Billy Shepherd

Personal information
- Born: November 18, 1949 (age 76) Bedford, Indiana, U.S.
- Listed height: 5 ft 10 in (1.78 m)
- Listed weight: 160 lb (73 kg)

Career information
- High school: Carmel (Carmel, Indiana)
- College: Butler (1969–1972)
- NBA draft: 1972: undrafted
- Playing career: 1972–1975
- Position: Point guard
- Number: 21, 20, 6

Career history
- 1972–1973: Virginia Squires
- 1973–1974: San Diego Conquistadors
- 1974–1975: Memphis Sounds

Career highlights
- Fourth-team Parade All-American (1968); Indiana Mr. Basketball (1968);
- Stats at Basketball Reference

= Billy Shepherd (basketball) =

American basketball player

Bill L. Shepherd Jr. (born November 18, 1949) is an American former basketball player who played in the American Basketball Association (ABA).

A 5 ft 10 in point guard born in Bedford, Indiana, Shepherd played at Carmel High School, where he was coached by his father, Bill Shepherd Sr. He scored 2,465 points in four years and was selected as Indiana's Mr. Basketball in 1968. He then played at Butler University, also his father's alma mater, from 1969 to 1972, and set school records for highest career scoring average (24.1 points per game) and highest scoring average in a season (27.8 points per game).

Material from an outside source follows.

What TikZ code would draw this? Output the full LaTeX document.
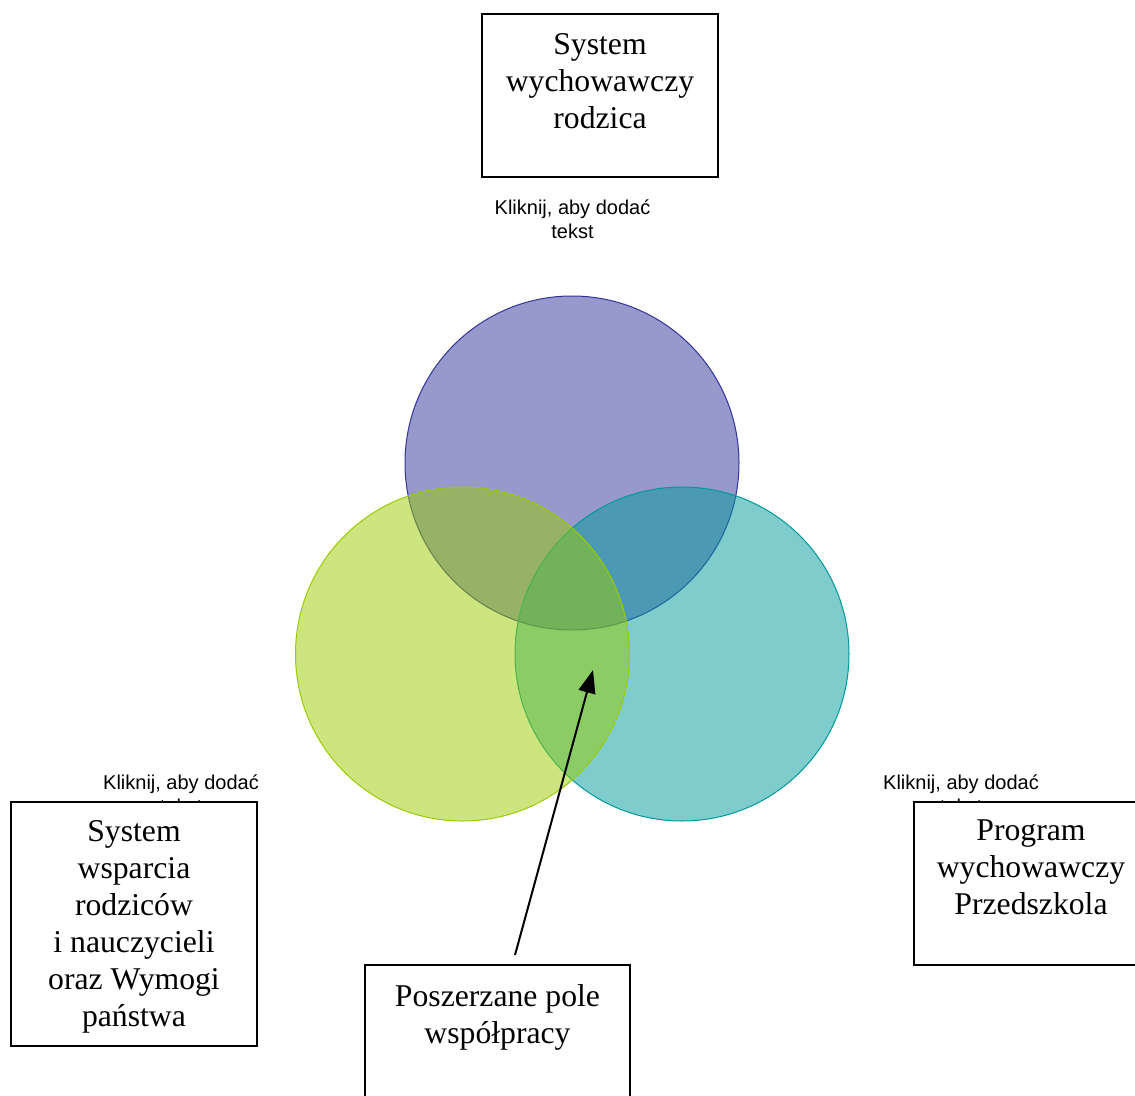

From 1972 to 1975, Shepherd played in the American Basketball Association as a member of the Virginia Squires, San Diego Conquistadors, and Memphis Sounds. He averaged 5.7 points per game in his professional career, and led the ABA in three-point field goal percentage (.420) during the 1974-75 season. Afterward, he worked as a scout for Marty Blake. Shepherd was inducted into the Indiana Basketball Hall of Fame in 1997.